One of my favorite plywood types is 5mm thick. Any idea on where I should look for metric sized straight bits to do slotting with?

Thanks in advance.


----------



## jlord (Nov 16, 2009)

I think 3/16" would be the equivalent but here are some 5mm.

http://www.woodcraft.com/Product/20...Straight-Router-Bit-14SH-5mmD-1532CL-2OL.aspx

http://www.mlcswoodworking.com/orderstatus/html/smarthtml/pages/bt_solid.html

http://www.mlcswoodworking.com/orderstatus/html/smarthtml/pages/bit_straight.html

http://www.amazon.com/MLCS-8376-Plywood-Straight-3-Piece/dp/B000LBJY4Q

http://www.amazon.com/Solid-Carbide-Up-Cut-Spiral-Router-Diameter/dp/B003HJHC6Q

http://www.routerforums.com/table-mounted-routing/17212-wanted-pictures-your-router-table.html


----------



## wbh1963 (Oct 11, 2011)

Great set of links on the topic. Many thanks James!


----------



## jlord (Nov 16, 2009)

Your welcome Bill.


----------



## darsev (Feb 3, 2012)

jlord said:


> I think 3/16" would be the equivalent but here are some 5mm.
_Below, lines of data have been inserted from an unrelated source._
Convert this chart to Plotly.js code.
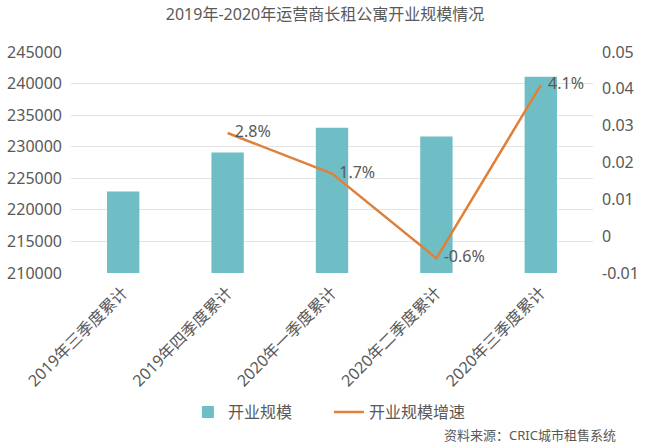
<!DOCTYPE html>
<html>
<head>
<meta charset="utf-8">
<script src="https://cdn.plot.ly/plotly-3.0.1.min.js"></script>
<style>html,body{margin:0;padding:0;background:#fff;}#chart{width:650px;height:448px;}</style>
</head>
<body>
<div id="chart"></div>
<script>
const categories = ["2019年三季度累计", "2019年四季度累计", "2020年一季度累计", "2020年二季度累计", "2020年三季度累计"];
const scaleValues = [222900, 229100, 233000, 231600, 241100];
const growthCategories = ["2019年四季度累计", "2020年一季度累计", "2020年二季度累计", "2020年三季度累计"];
const growthValues = [0.028, 0.017, -0.006, 0.041];
const growthLabels = ["2.8%", "1.7%", "-0.6%", "4.1%"];
const leftTicks = [210000, 215000, 220000, 225000, 230000, 235000, 240000, 245000];
const rightTicks = [-0.01, 0, 0.01, 0.02, 0.03, 0.04, 0.05];
const rightTickText = ["-0.01", "0", "0.01", "0.02", "0.03", "0.04", "0.05"];

const FONT = "Noto Sans, Noto Sans CJK SC, sans-serif";
const GRAY = "#595959";

const data = [
  {
    type: "bar", name: "开业规模", x: categories, y: scaleValues,
    marker: {color: "#6FBEC5"}, width: 0.31, hoverinfo: "skip"
  },
  {
    type: "scatter", mode: "lines+markers+text", name: "开业规模增速",
    x: growthCategories, y: growthValues, yaxis: "y2",
    line: {color: "#E0813A", width: 2.5},
    marker: {size: 10, color: "rgba(0,0,0,0)", line: {width: 0, color: "rgba(0,0,0,0)"}},
    text: growthLabels, textposition: "middle right",
    textfont: {family: FONT, size: 16, color: GRAY}, cliponaxis: false
  }
];

const layout = {
  width: 650, height: 448,
  margin: {l: 71, r: 57, t: 52, b: 175},
  paper_bgcolor: "#fff", plot_bgcolor: "#fff",
  font: {family: FONT, color: GRAY},
  title: {text: "2019年-2020年运营商长租公寓开业规模情况", font: {family: FONT, size: 16, color: GRAY}, x: 0.5, xanchor: "center", y: 0.968, yanchor: "middle", yref: "container"},
  showlegend: true,
  legend: {orientation: "h", x: 0.224, xanchor: "left", y: 0.08, yanchor: "middle", yref: "container", font: {family: FONT, size: 16, color: GRAY}, itemwidth: 30, entrywidth: 96, entrywidthmode: "pixels", tracegroupgap: 0, traceorder: "normal"},
  xaxis: {
    type: "category", tickangle: -45, tickfont: {family: FONT, size: 16, color: GRAY},
    showgrid: false, showline: false, ticks: "", zeroline: false, ticklabelstandoff: 6
  },
  yaxis: {
    range: [210000, 245000], tickvals: leftTicks, ticktext: leftTicks.map(String),
    tickfont: {family: FONT, size: 16, color: GRAY}, gridcolor: "#e3e3e3", gridwidth: 1,
    zeroline: false, showline: false, ticks: "", ticklabelstandoff: 8
  },
  yaxis2: {
    overlaying: "y", side: "right", range: [-0.01, 0.05], tickvals: rightTicks, ticktext: rightTickText,
    tickfont: {family: FONT, size: 16, color: GRAY}, showgrid: false, zeroline: false, showline: false, ticks: "", ticklabelstandoff: 8
  },
  annotations: [
    {text: "资料来源：CRIC城市租售系统", xref: "paper", yref: "paper", x: 1.048, y: -0.733, xanchor: "right", yanchor: "middle", showarrow: false, font: {family: FONT, size: 13, color: GRAY}}
  ]
};

Plotly.newPlot("chart", data, layout, {displayModeBar: false, staticPlot: true});
</script>
</body>
</html>
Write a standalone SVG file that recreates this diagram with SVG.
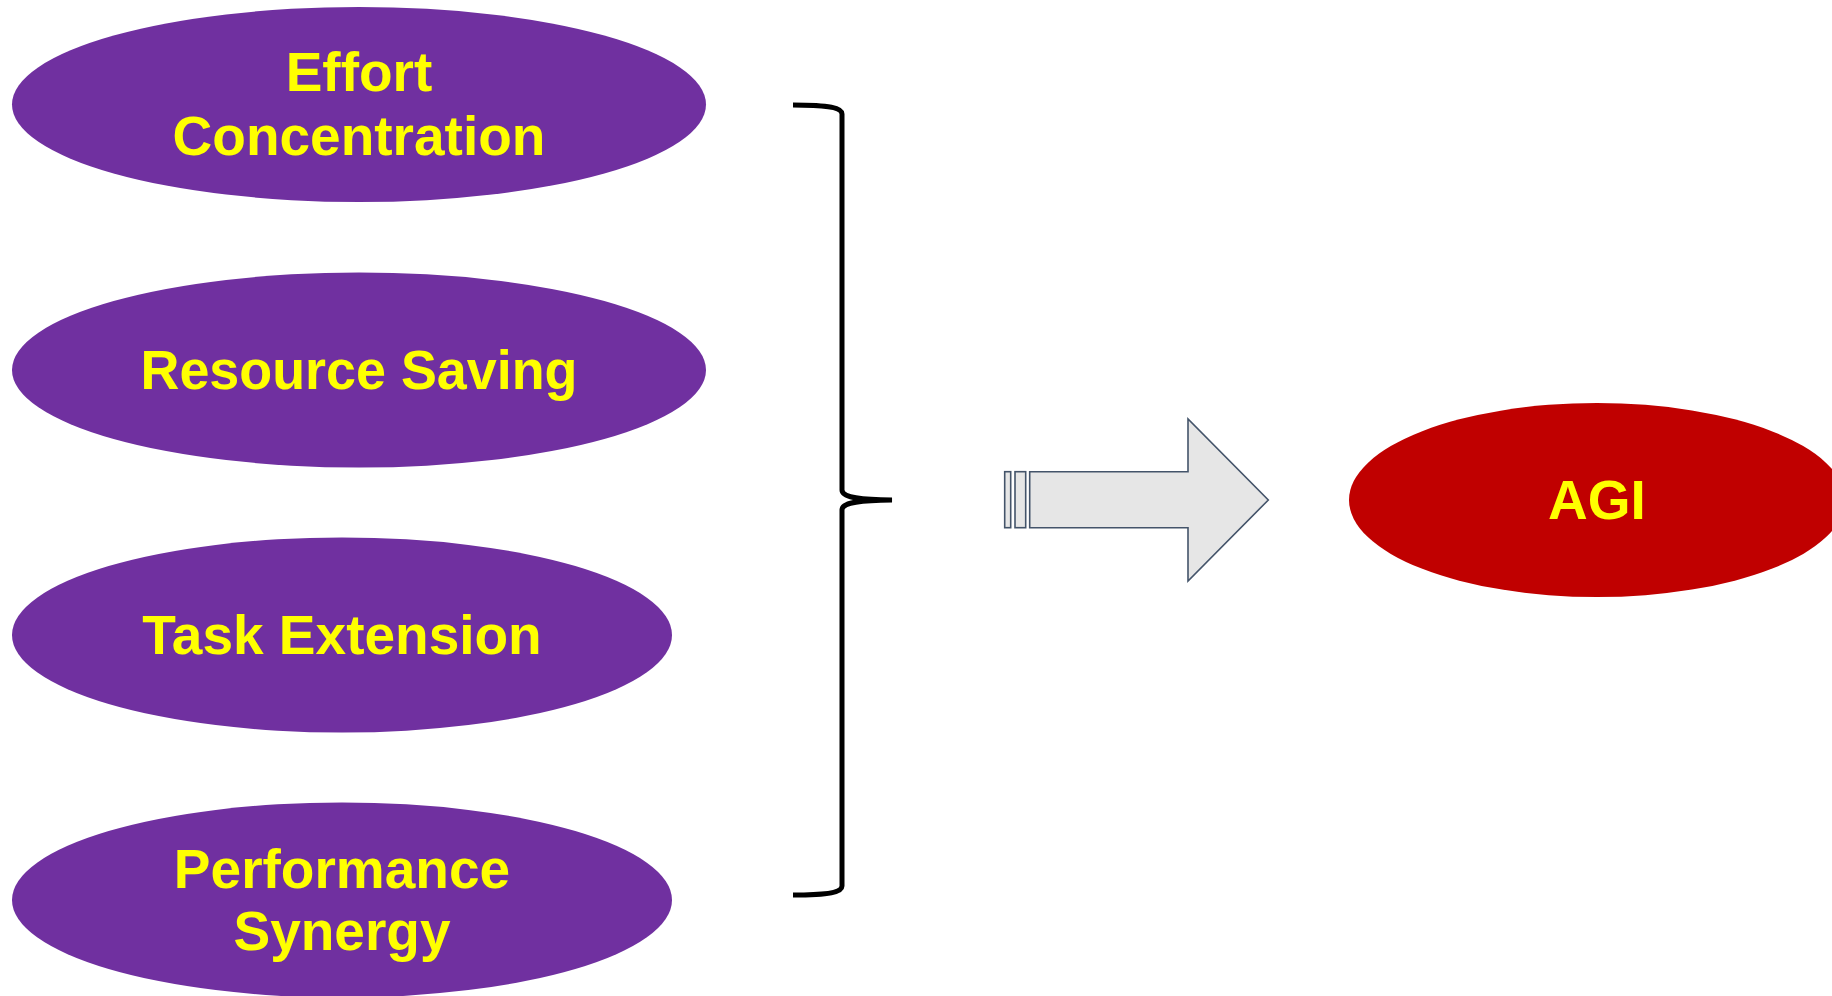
<svg xmlns="http://www.w3.org/2000/svg" width="1832" height="996" viewBox="0 0 1832 996">
  <style>
    .factor { fill: #7030a0; }
    .goal { fill: #c00000; }
    .label { fill: #ffff00; font-family: "Liberation Sans", Arial, sans-serif; font-weight: bold; font-size: 55px; text-anchor: middle; }
    .brace { fill: none; stroke: #000000; stroke-width: 5; stroke-linecap: butt; }
    .arrow { fill: #e6e6e6; stroke: #44546a; stroke-width: 1.6; stroke-linejoin: miter; }
  </style>
  <rect width="1832" height="996" fill="#ffffff"/>

  <g id="effort-concentration">
    <ellipse class="factor" cx="359" cy="104.5" rx="347" ry="97.5"/>
    <text class="label" x="359" y="91">Effort</text>
    <text class="label" x="359" y="155">Concentration</text>
  </g>

  <g id="resource-saving">
    <ellipse class="factor" cx="359" cy="370" rx="347" ry="97.5"/>
    <text class="label" x="359" y="389" textLength="437" lengthAdjust="spacingAndGlyphs">Resource Saving</text>
  </g>

  <g id="task-extension">
    <ellipse class="factor" cx="342" cy="635" rx="330" ry="97.5"/>
    <text class="label" x="342" y="654">Task Extension</text>
  </g>

  <g id="performance-synergy">
    <ellipse class="factor" cx="342" cy="900" rx="330" ry="97.5"/>
    <text class="label" x="342" y="888">Performance</text>
    <text class="label" x="342" y="950">Synergy</text>
  </g>

  <g id="agi">
    <ellipse class="goal" cx="1597" cy="500" rx="248" ry="97"/>
    <text class="label" x="1597" y="519">AGI</text>
  </g>

  <g id="connectors">
    <!-- curly brace gathering the four factors -->
    <path class="brace" d="M 793 105 C 830 105 842 108 842 114 L 842 490 C 842 497 856 499.5 892 500 C 856 500.5 842 503 842 510 L 842 886 C 842 892 830 895 793 895"/>
    <!-- striped block arrow -->
    <rect class="arrow" x="1004.7" y="471.7" width="6" height="56"/>
    <rect class="arrow" x="1015" y="471.7" width="10.7" height="56"/>
    <path class="arrow" d="M 1029.7 471.7 L 1188 471.7 L 1188 419 L 1268.3 500 L 1188 581 L 1188 527.7 L 1029.7 527.7 Z"/>
  </g>
</svg>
3/16" is 4.75mm. Depends on what your tolerances are as to whether it is close enough. 3/16" is 5% smaller than 5mm.

Darryl


----------



## jschaben (Jun 21, 2009)

wbh1963 said:


> Hi All,
> 
> One of my favorite plywood types is 5mm thick. Any idea on where I should look for metric sized straight bits to do slotting with?
> 
> Thanks in advance.


Hi Bill- are you wanting 5 mm or 5.2 mm. Be a 1/16" difference which may be large in terms of cutting slots for the stuff. MLCS has some metric size straight bits here
MLCS Straight Router Bits

and some metric slot cutters here
MLCS Rail and Stile Carbide Tipped Router Bits 1

Good luck


----------



## bobj3 (Jan 17, 2006)

Hi

Just one more way to do slots, it's real hard on the straight bits but with cutters below it's easy and they will out last the straight bits many times over.

11pc 1/2" Shank Slot, Tongue & Groove Router Bit Set | eBay

11pc 1/4" Shank Slot, Tongue & Groove Router Bit Set | eBay

==


----------



## wbh1963 (Oct 11, 2011)

Thanks Bob. I don't know why I didn't notice your post until now, but luckily I found it before ebay nuked the listing page. I can appreciate how much better those cutters would do than a generic straight bit when the slot is close enough to a board edge to go in at that angle. That style will work better for tongue n groove edging & drawer bottoms than straight bits do.


----------



## garycurtis (Sep 17, 2007)

CMT. Their big Orange Book, not the one intended for North America. Full of metric sizes. And despite what CMT dealers here say (some of them) ALL items in the Big Orange catalog are kept in inventory at their importer in (I think) Indiana or Ohio.

The local CMT dealer only has to ask and he can get any bit in about a half week. I love metric.


----------